24 May 2017

God forbid! Blasphemy still illegal

From The House, 1:25 pm on 24 May 2017

The Government has refused to add a blasphemy repeal to a bill eliminating redundant laws, ...partly because it is obsolete.

 

People outside Te Papa Museum protest in 1998 about Tania Kovats' 'Virgin in a condom' exhibit in Wellington, after the Museum refused to remove it.

People outside Te Papa Museum protest in 1998 about Tania Kovats' 'Virgin in a condom' exhibit in Wellington, after the Museum refused to remove it. Photo: The Dominion Post Collection, Alexander Turnbull Library.

 

The Statutes Repeal Bill, which is in the process of becoming law, aims to clean up the statute books. By repealing or partially repealing “132 Acts that are no longer needed because they no longer have any actual effect, have very limited effect, or are designed to achieve regulatory outcomes that are no longer relevant.”

 

This week it was being debated by the Committee of the Whole House.  

 

This is a stage where amendments can be made to legislation and one change proposed by Labour’s Chris Hipkins was to add the repeal of section 123 of the Crimes Act 1961, thus removing blasphemous libel as an offence.

 

The Supplementary Order Paper proposing the amendment noted that “this provision is anachronistic and has fallen into disuse. The overwhelming opinion of churches and religious groups is that faith does not need statutory protection of this kind. Amending the law in this way is a more efficient use of the House’s time than alternative approaches, such as a member’s bill.”

 

In advance of the debate there was suggestion that such a repeal was likely to “receive fairly widespread support from the House.”

 

 

But when the House reached that part of the debate it became obvious that in fact the government was against that inclusion.

 

Speaking for the Government Paul Foster Bell declared himself “completely opposed to the idea that any form of thought or crime of thought, or of speech or of conscience, should remain part of our criminal code on an ongoing basis.  … It is archaic that a country like New Zealand should prohibit speech of any sort in the way we are in section 123 of the Crimes Act, with a threat of imprisonment for those who commit blasphemy.”

 

But he said that a repeal of blasphemous libel had not been in the bill at the stage where submissions were invited from the public and because it might be controversial, it deserved the opportunity for public input and it should not be included now without that process.

 

He also, ironically noted that it wasn’t necessary to hurry a repeal of the law because the last attempted prosecution was nearly a century ago - and even then was unsuccessful.

 

Chris Hipkins said that five further acts were added to the repeal list after the select committee stage, arguing against the submissions argument; and that the second argument (that it was not longer used) meant the law fell squarely into Paul Foster Bell’s own definition of laws to be repealed, those he has described as  “obsolete and unnecessary legislation that can be safely repealed without unintended consequences.”

The Law in Question

Blasphemous Libel is listed as an offence under the Crimes Act 1961, under the  heading 'Crime against religion'.

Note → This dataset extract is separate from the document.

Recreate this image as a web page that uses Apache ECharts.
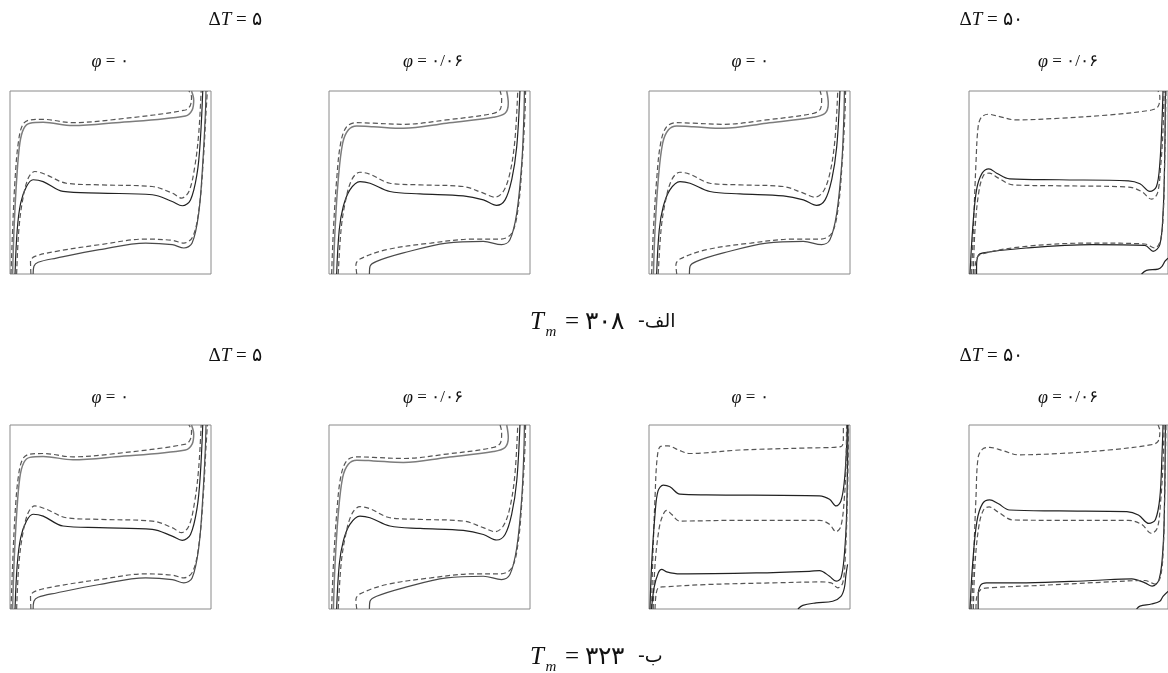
<!DOCTYPE html>
<html>
<head>
<meta charset="utf-8">
<script src="https://cdn.jsdelivr.net/npm/echarts@6/dist/echarts.min.js"></script>
<style>
  html, body { margin: 0; padding: 0; background: #fff; }
  #main { width: 1168px; height: 673px; }
</style>
</head>
<body>
<div id="main"></div>
<script>
// contour lines, x/y normalised to the box (0..1, y up)

// panel type A: dT=5, phi=0
const aTopSolid = [[0.013,0],[0.020,0.242],[0.033,0.515],[0.049,0.715],[0.069,0.796],[0.099,0.824],[0.165,0.829],[0.313,0.811],[0.527,0.827],[0.873,0.864],[0.906,0.896],[0.914,0.951],[0.903,1]]
const aTopDash = [[0.005,0],[0.013,0.242],[0.025,0.515],[0.041,0.715],[0.063,0.815],[0.099,0.842],[0.165,0.845],[0.313,0.827],[0.527,0.845],[0.873,0.896],[0.898,0.924],[0.903,0.969],[0.890,1]]
const aMidSolid = [[0.025,0],[0.036,0.242],[0.053,0.387],[0.082,0.478],[0.115,0.515],[0.165,0.505],[0.264,0.451],[0.445,0.442],[0.708,0.433],[0.807,0.396],[0.857,0.373],[0.898,0.405],[0.931,0.551],[0.947,0.733],[0.959,1]]
const aMidDash = [[0.033,0],[0.044,0.242],[0.063,0.405],[0.091,0.524],[0.124,0.560],[0.181,0.542],[0.280,0.496],[0.445,0.487],[0.708,0.478],[0.807,0.442],[0.853,0.415],[0.890,0.451],[0.919,0.585],[0.939,0.769],[0.951,1]]
const aBotSolid = [[0.115,0],[0.119,0.042],[0.140,0.064],[0.231,0.087],[0.445,0.133],[0.675,0.169],[0.807,0.160],[0.865,0.142],[0.906,0.169],[0.939,0.333],[0.959,0.605],[0.972,0.878],[0.975,1]]
const aBotDash = [[0.104,0],[0.102,0.069],[0.124,0.096],[0.231,0.124],[0.445,0.160],[0.675,0.191],[0.807,0.184],[0.865,0.169],[0.910,0.205],[0.942,0.369],[0.962,0.624],[0.975,0.878],[0.982,1]]

// panel type B: phi=0.06 (and dT=50, phi=0 at Tm=308)
const bTopSolid = [[0.022,0],[0.030,0.242],[0.046,0.515],[0.068,0.715],[0.096,0.787],[0.138,0.809],[0.221,0.805],[0.370,0.796],[0.585,0.824],[0.818,0.856],[0.876,0.878],[0.892,0.933],[0.884,1]]
const bTopDash = [[0.013,0],[0.022,0.242],[0.038,0.515],[0.058,0.715],[0.088,0.805],[0.138,0.827],[0.221,0.824],[0.370,0.818],[0.585,0.842],[0.818,0.878],[0.854,0.905],[0.859,0.960],[0.851,1]]
const bMidSolid = [[0.038,0],[0.051,0.242],[0.071,0.369],[0.104,0.460],[0.154,0.505],[0.204,0.496],[0.303,0.451],[0.453,0.438],[0.668,0.427],[0.768,0.405],[0.834,0.375],[0.876,0.405],[0.909,0.515],[0.934,0.696],[0.950,1]]
const bMidDash = [[0.046,0],[0.060,0.242],[0.080,0.387],[0.113,0.515],[0.154,0.556],[0.204,0.545],[0.303,0.496],[0.453,0.487],[0.668,0.478],[0.768,0.442],[0.826,0.420],[0.867,0.451],[0.900,0.551],[0.925,0.733],[0.939,1]]
const bBotSolid = [[0.201,0],[0.204,0.042],[0.237,0.069],[0.370,0.115],[0.585,0.169],[0.768,0.178],[0.859,0.160],[0.900,0.187],[0.934,0.333],[0.959,0.605],[0.970,0.878],[0.972,1]]
const bBotDash = [[0.138,0],[0.134,0.051],[0.154,0.082],[0.287,0.133],[0.506,0.169],[0.721,0.191],[0.854,0.191],[0.910,0.224],[0.942,0.369],[0.962,0.624],[0.975,0.878],[0.978,1]]

// panel type C: dT=50, phi=0.06, Tm=308
const cTopDash = [[0.013,0],[0.022,0.242],[0.035,0.605],[0.046,0.805],[0.062,0.856],[0.095,0.873],[0.154,0.860],[0.237,0.842],[0.453,0.851],[0.701,0.869],[0.917,0.896],[0.950,0.915],[0.959,0.969],[0.950,1]]
const cMidSolid = [[0.005,0],[0.018,0.242],[0.038,0.460],[0.066,0.551],[0.100,0.575],[0.139,0.551],[0.204,0.520],[0.453,0.515],[0.801,0.509],[0.859,0.493],[0.909,0.451],[0.942,0.478],[0.959,0.605],[0.970,0.842],[0.975,1]]
const cMidDash = [[0.022,0],[0.030,0.242],[0.051,0.460],[0.075,0.542],[0.101,0.551],[0.148,0.524],[0.221,0.487],[0.453,0.482],[0.801,0.475],[0.867,0.451],[0.917,0.409],[0.947,0.442],[0.963,0.587],[0.975,0.787],[0.980,1]]
const cBotSolid = [[0.038,0],[0.038,0.042],[0.046,0.100],[0.071,0.115],[0.287,0.142],[0.619,0.160],[0.884,0.156],[0.925,0.124],[0.959,0.160],[0.975,0.333],[0.983,0.605],[0.987,1]]
const cBotDash = [[0.030,0],[0.033,0.060],[0.055,0.105],[0.287,0.151],[0.619,0.169],[0.884,0.164],[0.934,0.142],[0.963,0.187],[0.978,0.369],[0.983,0.605],[0.990,1]]
const cCorner = [[0.867,0],[0.892,0.020],[0.950,0.027],[0.970,0.042],[0.985,0.070],[1,0.087]]

// panel type D: dT=50, phi=0, Tm=323
const dTopDash = [[0.013,0],[0.018,0.242],[0.030,0.605],[0.041,0.824],[0.058,0.884],[0.095,0.887],[0.145,0.865],[0.203,0.845],[0.451,0.864],[0.782,0.875],[0.955,0.882],[0.967,0.933],[0.967,1]]
const dUpSolid = [[0.005,0],[0.013,0.242],[0.030,0.515],[0.045,0.642],[0.071,0.673],[0.104,0.664],[0.154,0.624],[0.286,0.620],[0.848,0.615],[0.898,0.596],[0.931,0.560],[0.955,0.587],[0.972,0.696],[0.983,0.878],[0.987,1]]
const dUpDash = [[0.021,0],[0.030,0.242],[0.051,0.442],[0.071,0.515],[0.088,0.536],[0.112,0.515],[0.154,0.478],[0.451,0.482],[0.848,0.482],[0.898,0.460],[0.931,0.420],[0.955,0.451],[0.972,0.605],[0.980,0.787],[0.983,1]]
const dLowSolid = [[0.013,0],[0.025,0.115],[0.046,0.196],[0.063,0.215],[0.088,0.202],[0.154,0.191],[0.534,0.196],[0.798,0.205],[0.848,0.209],[0.898,0.178],[0.931,0.151],[0.955,0.169],[0.972,0.296],[0.983,0.515],[0.990,1]]
const dLowDash = [[0.030,0],[0.035,0.078],[0.046,0.115],[0.071,0.120],[0.286,0.133],[0.617,0.142],[0.856,0.147],[0.906,0.142],[0.939,0.115],[0.964,0.142],[0.977,0.296],[0.987,0.605],[0.993,1]]
const dCorner = [[0.741,0],[0.765,0.020],[0.831,0.033],[0.914,0.042],[0.955,0.069],[0.972,0.115],[0.980,0.187],[0.988,0.242]]

// panel type E: dT=50, phi=0.06, Tm=323
const eTopDash = [[0.013,0],[0.022,0.242],[0.035,0.605],[0.046,0.824],[0.068,0.869],[0.104,0.878],[0.171,0.860],[0.249,0.838],[0.453,0.845],[0.701,0.864],[0.917,0.893],[0.950,0.911],[0.959,0.969],[0.950,1]]
const eMidSolid = [[0.005,0],[0.018,0.242],[0.040,0.478],[0.068,0.573],[0.104,0.593],[0.146,0.573],[0.204,0.538],[0.453,0.533],[0.793,0.529],[0.851,0.511],[0.904,0.465],[0.937,0.487],[0.959,0.605],[0.970,0.842],[0.975,1]]
const eMidDash = [[0.022,0],[0.030,0.242],[0.051,0.460],[0.075,0.542],[0.101,0.555],[0.146,0.527],[0.221,0.484],[0.453,0.482],[0.801,0.482],[0.867,0.460],[0.917,0.411],[0.947,0.442],[0.963,0.587],[0.975,0.787],[0.980,1]]
const eBotSolid = [[0.046,0],[0.046,0.069],[0.058,0.129],[0.088,0.142],[0.287,0.142],[0.619,0.155],[0.818,0.164],[0.884,0.142],[0.920,0.124],[0.955,0.160],[0.975,0.333],[0.983,0.605],[0.987,1]]
const eBotDash = [[0.035,0],[0.038,0.060],[0.058,0.105],[0.104,0.115],[0.370,0.129],[0.701,0.147],[0.884,0.155],[0.934,0.136],[0.963,0.178],[0.978,0.369],[0.983,0.605],[0.990,1]]
const eCorner = [[0.842,0],[0.859,0.016],[0.917,0.027],[0.959,0.042],[0.975,0.069],[1,0.096]]

const headings = ['\u0394T = \u06F5', '\u0394T = \u06F5\u06F0']
const phiLabels = ['\u06F0', '\u06F0/\u06F0\u06F6', '\u06F0', '\u06F0/\u06F0\u06F6']
const tmLabels = ['\u06F3\u06F0\u06F8', '\u06F3\u06F2\u06F3']
const partLabels = ['-\u0627\u0644\u0641', '-\u0628']

const GRAY = '#7c7c7c', DARK = '#222', MID = '#4a4a4a', DASHC = '#555'

function setAB(t, td, m, md, b, bd) {
  return [
    [t, 'solid', GRAY], [td, 'dashed', DASHC],
    [m, 'solid', DARK], [md, 'dashed', DASHC],
    [b, 'solid', MID], [bd, 'dashed', DASHC]
  ]
}
function setCE(t, m, md, b, bd, c) {
  return [
    [t, 'dashed', DASHC],
    [m, 'solid', DARK], [md, 'dashed', DASHC],
    [b, 'solid', DARK], [bd, 'dashed', DASHC],
    [c, 'solid', DARK]
  ]
}

const setA = setAB(aTopSolid, aTopDash, aMidSolid, aMidDash, aBotSolid, aBotDash)
const setB = setAB(bTopSolid, bTopDash, bMidSolid, bMidDash, bBotSolid, bBotDash)
const setC = setCE(cTopDash, cMidSolid, cMidDash, cBotSolid, cBotDash, cCorner)
const setD = setCE(dTopDash, dUpSolid, dUpDash, dLowSolid, dLowDash, dCorner)
const setE = setCE(eTopDash, eMidSolid, eMidDash, eBotSolid, eBotDash, eCorner)

const colLeft = [10, 329, 649, 969]
const rowTop = [91, 425]
const panelSets = [setA, setB, setB, setC, setA, setB, setD, setE]

const grid = [], xAxis = [], yAxis = [], series = []
panelSets.forEach(function (set, i) {
  const row = Math.floor(i / 4), col = i % 4
  grid.push({
    left: colLeft[col], top: rowTop[row], width: 201, height: row ? 184 : 183,
    show: true, borderColor: '#8a8a8a', borderWidth: 1, backgroundColor: '#fff'
  })
  xAxis.push({ type: 'value', gridIndex: i, min: 0, max: 1, show: false })
  yAxis.push({ type: 'value', gridIndex: i, min: 0, max: 1, show: false })
  set.forEach(function (c) {
    series.push({
      type: 'line', xAxisIndex: i, yAxisIndex: i, data: c[0],
      showSymbol: false, smooth: 0.35, silent: true, animation: false,
      lineStyle: {
        color: c[2], width: c[2] === GRAY ? 1.5 : 1.2,
        type: c[1] === 'dashed' ? [5, 3] : 'solid'
      }
    })
  })
})

const FONT = '"Liberation Serif", "DejaVu Serif", serif'
const graphic = []
function txt(x, y, text, size, rich) {
  graphic.push({
    type: 'text', x: x, y: y, silent: true,
    style: {
      text: text, fill: '#111', font: size + 'px ' + FONT,
      align: 'center', verticalAlign: 'middle', rich: rich || {}
    }
  })
}
const headRich = { i: { fontStyle: 'italic', fontSize: 19, fontFamily: FONT } }
const phiRich = { i: { fontStyle: 'italic', fontSize: 18, fontFamily: FONT } }
;[0, 1].forEach(function (row) {
  const dy = row ? 336 : 0
  txt(235, 20 + dy, headings[0].replace('T', '{i|T}'), 19, headRich)
  txt(991, 20 + dy, headings[1].replace('T', '{i|T}'), 19, headRich)
  const phiX = [110, 433, 750, 1068]
  phiLabels.forEach(function (p, k) {
    txt(phiX[k], 62 + dy, '{i|\u03C6} = ' + p, 17, phiRich)
  })
  // caption T_m = ...
  const cy = row ? 657 : 322
  graphic.push({ type: 'text', x: 537, y: cy, silent: true,
    style: { text: 'T', fill: '#111', font: 'italic 25px ' + FONT, align: 'center', verticalAlign: 'middle' } })
  graphic.push({ type: 'text', x: 551, y: cy + 10, silent: true,
    style: { text: 'm', fill: '#111', font: 'italic 15px ' + FONT, align: 'center', verticalAlign: 'middle' } })
  graphic.push({ type: 'text', x: 565, y: cy, silent: true,
    style: { text: '= ' + tmLabels[row], fill: '#111', font: '25px ' + FONT, align: 'left', verticalAlign: 'middle' } })
  graphic.push({ type: 'text', x: 638, y: cy, silent: true,
    style: { text: partLabels[row], fill: '#111', font: '19px "DejaVu Sans", sans-serif', align: 'left', verticalAlign: 'middle' } })
})

const chart = echarts.init(document.getElementById('main'), null, { renderer: 'canvas' })
chart.setOption({
  backgroundColor: '#fff',
  animation: false,
  grid: grid,
  xAxis: xAxis,
  yAxis: yAxis,
  series: series,
  graphic: graphic
})
</script>
</body>
</html>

  • Every one is liable to imprisonment for a term not exceeding 1 year who publishes any blasphemous libel. 
  • Whether any particular published matter is or is not blasphemous libel is a question of fact.
  • It is not an offence against this section to express in good faith and in decent language, or to attempt to establish by arguments used in good faith and conveyed in decent language, any opinion whatever on any religious subject.
  • No one shall be prosecuted for an offence against this section without the leave of the Attorney-General, who before giving leave may make such inquiries as he or she thinks fit.

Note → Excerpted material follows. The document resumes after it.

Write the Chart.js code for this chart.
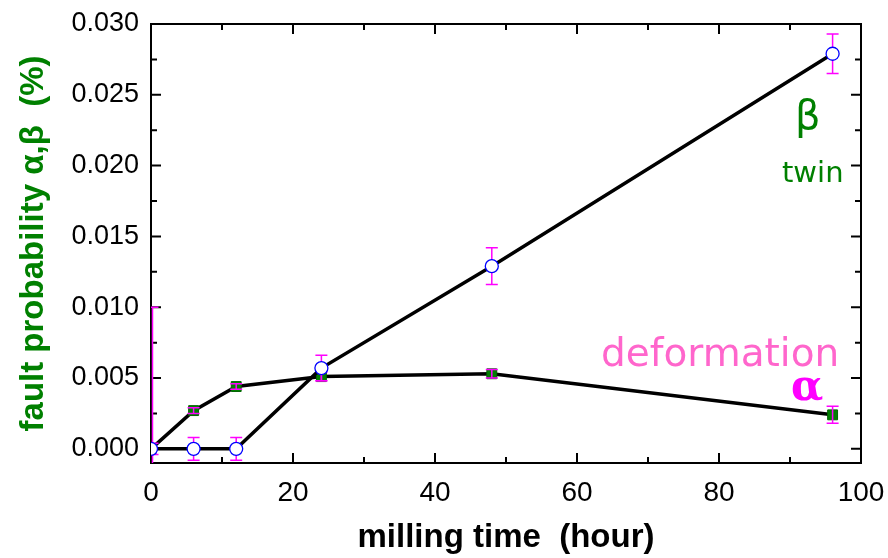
<!DOCTYPE html>
<html>
<head>
<meta charset="utf-8">
<script src="https://cdn.jsdelivr.net/npm/chart.js@4.4.1/dist/chart.umd.min.js"></script>
<style>
  html, body { margin: 0; padding: 0; background: #fff; }
</style>
</head>
<body>
<canvas id="c" width="888" height="558"></canvas>
<script>
// milling time (hour)
const hours = [0, 6, 12, 24, 48, 96];
// deformation fault probability alpha (%)
const alphaVals = [0, 0.0027, 0.0044, 0.0051, 0.0053, 0.0024];
const alphaErr  = [0.0004, 0.0002, 0.0002, 0.0003, 0.0003, 0.0006];
// twin fault probability beta (%)
const betaVals = [0, 0, 0, 0.0057, 0.0129, 0.0279];
const betaErr  = [0.010, 0.0008, 0.0008, 0.0009, 0.0013, 0.0014];

const xTicks = [0, 20, 40, 60, 80, 100];
const xMinor = [10, 30, 50, 70, 90];
const yTicks = [0, 0.005, 0.010, 0.015, 0.020, 0.025, 0.030];
const yMinor = [0.0025, 0.0075, 0.0125, 0.0175, 0.0225, 0.0275];

const toPts = vals => hours.map((h, i) => ({x: h, y: vals[i]}));

function drawErr(chart, vals, errs){
    const ctx = chart.ctx, xs = chart.scales.x, ys = chart.scales.y;
    const a = chart.chartArea;
    ctx.save();
    ctx.beginPath();
    ctx.rect(a.left, a.top, a.right - a.left + 16, a.bottom - a.top);
    ctx.clip();
    ctx.strokeStyle = "#ff00ff";
    ctx.lineWidth = 1.5;
    hours.forEach((h, i) => {
        const px = xs.getPixelForValue(h) + (h === 0 ? 1.5 : 0);
        const top = ys.getPixelForValue(vals[i] + errs[i]);
        const bot = ys.getPixelForValue(vals[i] - errs[i]);
        ctx.beginPath();
        ctx.moveTo(px, top); ctx.lineTo(px, bot);
        ctx.moveTo(px - 6, top); ctx.lineTo(px + 6, top);
        ctx.moveTo(px - 6, bot); ctx.lineTo(px + 6, bot);
        ctx.stroke();
    });
    ctx.restore();
}

const errPlugin = {
    id: "errBars",
    beforeDatasetDraw(chart, args){
        if (args.index === 1) drawErr(chart, betaVals, betaErr);
    },
    afterDatasetDraw(chart, args){
        if (args.index === 0) drawErr(chart, alphaVals, alphaErr);
    }
};

const framePlugin = {
    id: "frame",
    beforeDatasetsDraw(chart){
        const ctx = chart.ctx, a = chart.chartArea;
        const xs = chart.scales.x, ys = chart.scales.y;
        ctx.save();
        ctx.strokeStyle = "#000";
        ctx.lineWidth = 2;
        ctx.strokeRect(a.left, a.top, a.right - a.left, a.bottom - a.top);
        ctx.beginPath();
        const tx = (v, len) => {
            const p = xs.getPixelForValue(v);
            ctx.moveTo(p, a.bottom); ctx.lineTo(p, a.bottom - len);
            ctx.moveTo(p, a.top); ctx.lineTo(p, a.top + len);
        };
        const ty = (v, len) => {
            const p = ys.getPixelForValue(v);
            ctx.moveTo(a.left, p); ctx.lineTo(a.left + len, p);
            ctx.moveTo(a.right, p); ctx.lineTo(a.right - len, p);
        };
        xTicks.forEach(v => tx(v, 10));
        xMinor.forEach(v => tx(v, 6));
        yTicks.forEach(v => ty(v, 10));
        yMinor.forEach(v => ty(v, 6));
        ctx.stroke();
        ctx.restore();
    },
    afterDraw(chart){
        const ctx = chart.ctx;
        ctx.save();
        // labels inside the plot
        ctx.textAlign = "left";
        ctx.textBaseline = "alphabetic";
        ctx.fillStyle = "#008000";
        ctx.font = "40px 'DejaVu Sans'";
        ctx.fillText("β", 795, 129);
        ctx.font = "29px 'DejaVu Sans'";
        ctx.fillText("twin", 782, 182);
        ctx.fillStyle = "#ff66cc";
        ctx.font = "39px 'DejaVu Sans'";
        ctx.fillText("deformation", 601, 366);
        ctx.fillStyle = "#ff00ff";
        ctx.font = "bold 42px 'DejaVu Serif'";
        ctx.fillText("α", 791, 400);
        ctx.restore();
    }
};

new Chart(document.getElementById("c"), {
    type: "line",
    data: {
        datasets: [{
            label: "alpha",
            data: toPts(alphaVals),
            borderColor: "#000",
            borderWidth: 3.5,
            pointStyle: "rect",
            pointRadius: 7,
            pointBackgroundColor: "#008000",
            pointBorderColor: "#006400",
            pointBorderWidth: 1,
            order: 1
        }, {
            label: "beta",
            data: toPts(betaVals),
            borderColor: "#000",
            borderWidth: 3.5,
            pointStyle: "circle",
            pointRadius: 6.5,
            pointBackgroundColor: "#fff",
            pointBorderColor: "#0000ff",
            pointBorderWidth: 1.3,
            order: 0
        }]
    },
    options: {
        responsive: false,
        animation: false,
        layout: { padding: { top: 24, right: 27, left: 0, bottom: 0 } },
        plugins: { legend: { display: false }, tooltip: { enabled: false } },
        scales: {
            x: {
                type: "linear",
                min: 0, max: 100,
                afterBuildTicks: s => { s.ticks = xTicks.map(v => ({value: v})); },
                afterFit: s => { s.height = 95; s.paddingLeft = 0; s.paddingRight = 0; },
                grid: { display: false, drawTicks: false },
                border: { display: false },
                ticks: {
                    color: "#000",
                    padding: 13,
                    font: { family: "'Liberation Sans'", size: 28 }
                },
                title: {
                    display: true,
                    text: "milling time  (hour)",
                    color: "#000",
                    padding: { top: 8, bottom: 0 },
                    font: { family: "'Liberation Sans'", size: 33, weight: "bold" }
                }
            },
            y: {
                type: "linear",
                min: -0.001, max: 0.030,
                afterBuildTicks: s => { s.ticks = yTicks.map(v => ({value: v})); },
                afterFit: s => { s.width = 151; s.paddingTop = 0; s.paddingBottom = 0; },
                grid: { display: false, drawTicks: false },
                border: { display: false },
                ticks: {
                    color: "#000",
                    padding: 12,
                    callback: v => v.toFixed(3),
                    font: { family: "'Liberation Sans'", size: 27 }
                },
                title: {
                    display: true,
                    text: "fault probability α,β  (%)",
                    color: "#008000",
                    padding: { top: 14, bottom: 0 },
                    font: { family: "'Liberation Sans'", size: 33, weight: "bold" }
                }
            }
        }
    },
    plugins: [errPlugin, framePlugin]
});
</script>
</body>
</html>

The last and only formal prosecution under Section 123 was in 1922 - a jury found the defendant not guilty.

 

Recent attempts to seek prosecution under the law are in 2005 (over an Episode of South Park), and in 1998 (over the exhibition of Tania Kovats’ ‘Virgin in a Condom’ art work at Te Papa). In the latter case it was an MP (John Banks) who called on the Attorney General to prosecute.